EXERCISE DIRECTIONS:
Retype only what runs from the first line of the records to the line with "plt.rcParams['mathtext.fontset'] = 'stix'", inclusive, and no pictures.

Plotting code records:

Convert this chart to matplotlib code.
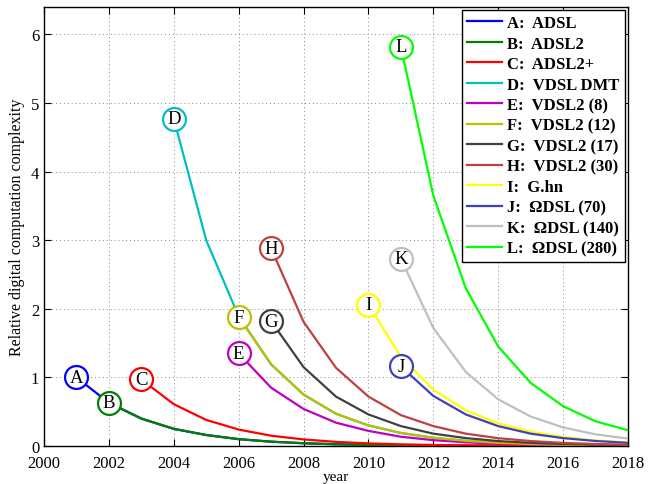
import matplotlib
matplotlib.use("Agg")
import matplotlib.pyplot as plt

plt.rcParams['font.family'] = ['Liberation Serif', 'DejaVu Serif']
plt.rcParams['mathtext.fontset'] = 'stix'

letters = ['A', 'B', 'C', 'D', 'E', 'F', 'G', 'H', 'I', 'J', 'K', 'L']
names = ['ADSL', 'ADSL2', 'ADSL2+', 'VDSL DMT', 'VDSL2 (8)', 'VDSL2 (12)',
         'VDSL2 (17)', 'VDSL2 (30)', 'G.hn', '\u03a9DSL (70)', '\u03a9DSL (140)', '\u03a9DSL (280)']
start_years = [2001, 2002, 2003, 2004, 2006, 2006, 2007, 2007, 2010, 2011, 2011, 2011]
colors = ['#0000ff', '#008000', '#ff0000', '#00bfbf', '#bf00bf', '#bfbf00',
          '#404040', '#bf4040', '#ffff00', '#4040bf', '#bfbfbf', '#00ff00']

A_vals = [1.0, 0.63, 0.40, 0.25, 0.16, 0.10, 0.063, 0.04, 0.025, 0.016, 0.01, 0.0063, 0.004, 0.0025, 0.0016, 0.001, 0.0006, 0.0004]
B_vals = [0.63, 0.40, 0.25, 0.16, 0.10, 0.063, 0.04, 0.025, 0.016, 0.01, 0.0063, 0.004, 0.0025, 0.0016, 0.001, 0.0006, 0.0004]
C_vals = [0.97, 0.61, 0.38, 0.24, 0.15, 0.096, 0.06, 0.038, 0.024, 0.015, 0.0095, 0.006, 0.0038, 0.0024, 0.0015, 0.001]
D_vals = [4.77, 3.0, 1.89, 1.19, 0.75, 0.47, 0.30, 0.19, 0.12, 0.075, 0.047, 0.03, 0.019, 0.012, 0.0075]
E_vals = [1.35, 0.85, 0.54, 0.34, 0.22, 0.135, 0.085, 0.054, 0.034, 0.021, 0.0135, 0.0085, 0.0054]
F_vals = [1.88, 1.19, 0.75, 0.47, 0.30, 0.19, 0.12, 0.075, 0.047, 0.03, 0.019, 0.012, 0.0075]
G_vals = [1.82, 1.15, 0.72, 0.46, 0.29, 0.18, 0.115, 0.072, 0.046, 0.029, 0.018, 0.0115]
H_vals = [2.88, 1.81, 1.14, 0.72, 0.45, 0.29, 0.18, 0.114, 0.072, 0.045, 0.029, 0.018]
I_vals = [2.06, 1.30, 0.82, 0.52, 0.33, 0.21, 0.13, 0.082, 0.052]
J_vals = [1.16, 0.73, 0.46, 0.29, 0.18, 0.115, 0.073, 0.046]
K_vals = [2.73, 1.72, 1.08, 0.68, 0.43, 0.27, 0.17, 0.108]
L_vals = [5.82, 3.65, 2.30, 1.45, 0.92, 0.58, 0.36, 0.23]

series = [A_vals, B_vals, C_vals, D_vals, E_vals, F_vals, G_vals, H_vals, I_vals, J_vals, K_vals, L_vals]

x_ticks = [2000, 2002, 2004, 2006, 2008, 2010, 2012, 2014, 2016, 2018]
y_ticks = [0, 1, 2, 3, 4, 5, 6]

fig = plt.figure(figsize=(6.62, 4.85), dpi=100)
ax = fig.add_axes([44/662, 38/485, (628-44)/662, (447-8)/485])

for let, name, y0, col, vals in zip(letters, names, start_years, colors, series):
    yrs = list(range(y0, y0 + len(vals)))
    ax.plot(yrs, vals, color=col, lw=1.6, label=f'{let}:  {name}', zorder=3)

for let, y0, col, vals in zip(letters, start_years, colors, series):
    ax.plot([y0], [vals[0]], marker='o', markersize=16.5, markerfacecolor='white',
            markeredgecolor=col, markeredgewidth=1.6, zorder=5, clip_on=False)
    ax.text(y0, vals[0], let, ha='center', va='center', fontsize=13.5, zorder=6)

ax.set_xlim(2000, 2018)
ax.set_ylim(0, 6.4)
ax.set_xticks(x_ticks)
ax.set_yticks(y_ticks)
ax.tick_params(direction='in', top=True, right=True, length=5, labelsize=12, width=0.8)
ax.tick_params(axis='x', pad=6.5)
ax.tick_params(axis='y', pad=3.5)
ax.grid(True, linestyle=(0, (1, 3)), color='#888888', linewidth=0.7)
ax.set_axisbelow(True)
for s in ax.spines.values():
    s.set_linewidth(1.0)
ax.set_xlabel('year', fontsize=11, labelpad=-1)
ax.set_ylabel('Relative digital computation complexity', fontsize=11.5, labelpad=4)

leg = ax.legend(loc='upper right', prop={'weight': 'bold', 'size': 12},
                handlelength=2.1, handletextpad=0.3, labelspacing=0.27,
                borderaxespad=0.2, fancybox=False, framealpha=1, edgecolor='black',
                borderpad=0.3)
leg.get_frame().set_linewidth(1.0)

fig.savefig('out.png', dpi=100)
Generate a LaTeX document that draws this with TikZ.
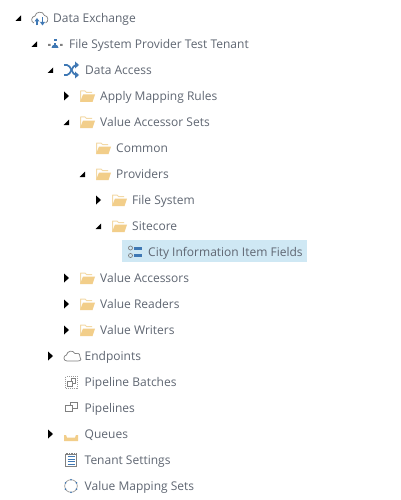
\documentclass[tikz,border=0pt]{standalone}
\usepackage{fontspec}
\setmainfont{Open Sans}
\definecolor{txt}{HTML}{5F6672}
\definecolor{fold}{HTML}{F2CE8A}
\definecolor{foldl}{HTML}{F3D9A6}
\definecolor{iconb}{HTML}{3F78B4}
\definecolor{icong}{HTML}{808080}
\definecolor{sel}{HTML}{CFE8F4}
\tikzset{
  lab/.style={anchor=base west,inner sep=0pt,text=txt,font=\fontsize{12}{14}\selectfont},
  exptri/.style={fill=black,draw=none},
  coltri/.style={fill=black,draw=none},
  thin icon/.style={draw=icong,line width=0.7pt,fill=none},
}
\newcommand{\expd}[2]{\fill[exptri] (#1+5.5,#2-2.5) -- (#1+5.5,#2+3) -- (#1,#2+3) -- cycle;}
\newcommand{\coll}[2]{\fill[coltri] (#1,#2-4.5) -- (#1+5,#2) -- (#1,#2+4.5) -- cycle;}
\newcommand{\folder}[2]{%
  \begin{scope}[shift={(#1,#2)}]
    \draw[foldl,line width=1pt,line join=round] (0.5,5) -- (0.5,-5) -- (5,-5) -- (6.5,-3.5) -- (12,-3.5);
    \fill[fold] (0,6) -- (3,-1.5) -- (15,-1.5) -- (12.5,6) -- cycle;
  \end{scope}}
\begin{document}
\begin{tikzpicture}[x=1pt,y=-1pt]
\useasboundingbox (0,0) rectangle (400,500);
\fill[white] (0,0) rectangle (400,500);
\fill[sel] (122,240) rectangle (307,262);
% triangles
\expd{15.5}{18}
\expd{31.5}{44}
\expd{47.5}{70}
\coll{64}{96}
\expd{63.5}{122}
\expd{79.5}{174}
\coll{96}{200}
\expd{95.5}{226}
\coll{64}{278}
\coll{64}{304}
\coll{64}{330}
\coll{48}{356}
\coll{48}{434}
% folders
\folder{80}{96}
\folder{80}{122}
\folder{96}{148}
\folder{96}{174}
\folder{112}{200}
\folder{112}{226}
\folder{80}{278}
\folder{80}{304}
\folder{80}{330}
% Data Exchange icon
\draw[thin icon] (34,23) .. controls (30.5,22) and (31,16.5) .. (35,16) .. controls (35.5,11.5) and (43,10.5) .. (44.5,15.5) .. controls (48.5,15.5) and (49,22) .. (45.5,23);
\draw[iconb,line width=1.4pt] (37,25.5) -- (37,19.5) (42.5,17.5) -- (42.5,23.5);
\fill[iconb] (34.5,21.5) -- (37,18) -- (39.5,21.5) -- cycle (40,22) -- (42.5,25.5) -- (45,22) -- cycle;
% tenant icon
\fill[iconb] (51.5,48) arc[start angle=180,end angle=360,radius=3.5] -- cycle;
\fill[iconb] (54.3,43.5) rectangle (55.7,46);
\fill[iconb] (53.5,39) rectangle (56.5,41.5);
\fill[icong] (48,44) rectangle (50.5,46) (60,44) rectangle (62.5,46);
% data access shuffle icon
\begin{scope}[iconb,line width=1.7pt]
\draw (64,65) -- (67,65) .. controls (71,65) and (72,75) .. (76,75) -- (77,75);
\draw (64,75) -- (67,75) .. controls (71,75) and (72,65) .. (76,65) -- (77,65);
\end{scope}
\fill[iconb] (75,61.5) -- (79,65) -- (75,68.5) -- cycle (75,71.5) -- (79,75) -- (75,78.5) -- cycle;
% item fields icon
\draw[icong,line width=0.7pt] (130.5,248) circle (2);
\draw[icong,line width=0.7pt] (130.5,255.5) circle (2);
\fill[iconb] (134,247) rectangle (142,250);
\fill[iconb] (134,254) rectangle (142,257);
% endpoints cloud
\draw[thin icon] (67,361) .. controls (63,361) and (63,355.5) .. (66.5,355) .. controls (67,351) and (73,349.5) .. (75,353.5) .. controls (79,352.5) and (81,355) .. (80,357) .. controls (81.5,358) and (81.5,361) .. (78,361) -- cycle;
% pipeline batches
\draw[icong!80,line width=0.7pt,dash pattern=on 1pt off 1pt] (65.5,376.5) rectangle (77.5,388.5);
\draw[icong,line width=0.6pt] (67.5,381) rectangle (72.5,386);
\draw[icong,line width=0.6pt] (71,378.5) -- (75.5,378.5) -- (75.5,383) -- (72.5,383) (71,381) -- (71,378.5);
% pipelines
\draw[icong,line width=0.7pt] (65.5,405) rectangle (72,411.5);
\draw[icong,line width=0.7pt] (70,405) -- (70,402) -- (77,402) -- (77,408) -- (72,408);
% queues
\fill[fold] (64,435) -- (66,435) -- (67,437.5) -- (75,437.5) -- (76,435) -- (78,435) -- (78,441) -- (64,441) -- cycle;
% tenant settings
\draw[icong,line width=0.8pt] (65.5,454) rectangle (76.5,466);
\draw[icong,line width=0.8pt,dash pattern=on 1pt off 0.7pt] (65.5,453) -- (76.5,453);
\foreach \yy in {456.5,459,461.5,464}{\draw[iconb,line width=0.8pt] (67.5,\yy) -- (74.5,\yy);}
% value mapping sets
\draw[icong!80,line width=0.7pt] (71,486) circle (6.3);
\foreach \aa in {0,60,...,300}{\fill[iconb] (71,486) ++(\aa+30:6.3) circle (0.9);}
% labels
\node[lab] (n1) at (53,22.5) {Data Exchange};
\node[lab] (n2) at (69,48.5) {File System Provider Test Tenant};
\node[lab] (n3) at (85,74.5) {Data Access};
\node[lab] (n4) at (100,100.5) {Apply Mapping Rules};
\node[lab] (n5) at (100,126.5) {Value Accessor Sets};
\node[lab] (n6) at (116,152.5) {Common};
\node[lab] (n7) at (116,178.5) {Providers};
\node[lab] (n8) at (132,204.5) {File System};
\node[lab] (n9) at (132,230.5) {Sitecore};
\node[lab] (n10) at (148,256.5) {City Information Item Fields};
\node[lab] (n11) at (100,282.5) {Value Accessors};
\node[lab] (n12) at (100,308.5) {Value Readers};
\node[lab] (n13) at (100,334.5) {Value Writers};
\node[lab] (n14) at (84.5,360.5) {Endpoints};
\node[lab] (n15) at (84.5,386.5) {Pipeline Batches};
\node[lab] (n16) at (84.5,412.5) {Pipelines};
\node[lab] (n17) at (84.5,438.5) {Queues};
\node[lab] (n18) at (84.5,464.5) {Tenant Settings};
\node[lab] (n19) at (84.5,490.5) {Value Mapping Sets};
\end{tikzpicture}
\end{document}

RESULT OF THE TASK:
Convert this chart to matplotlib code.
import matplotlib
matplotlib.use("Agg")
import matplotlib.pyplot as plt

plt.rcParams['font.family'] = ['Liberation Serif', 'DejaVu Serif']
plt.rcParams['mathtext.fontset'] = 'stix'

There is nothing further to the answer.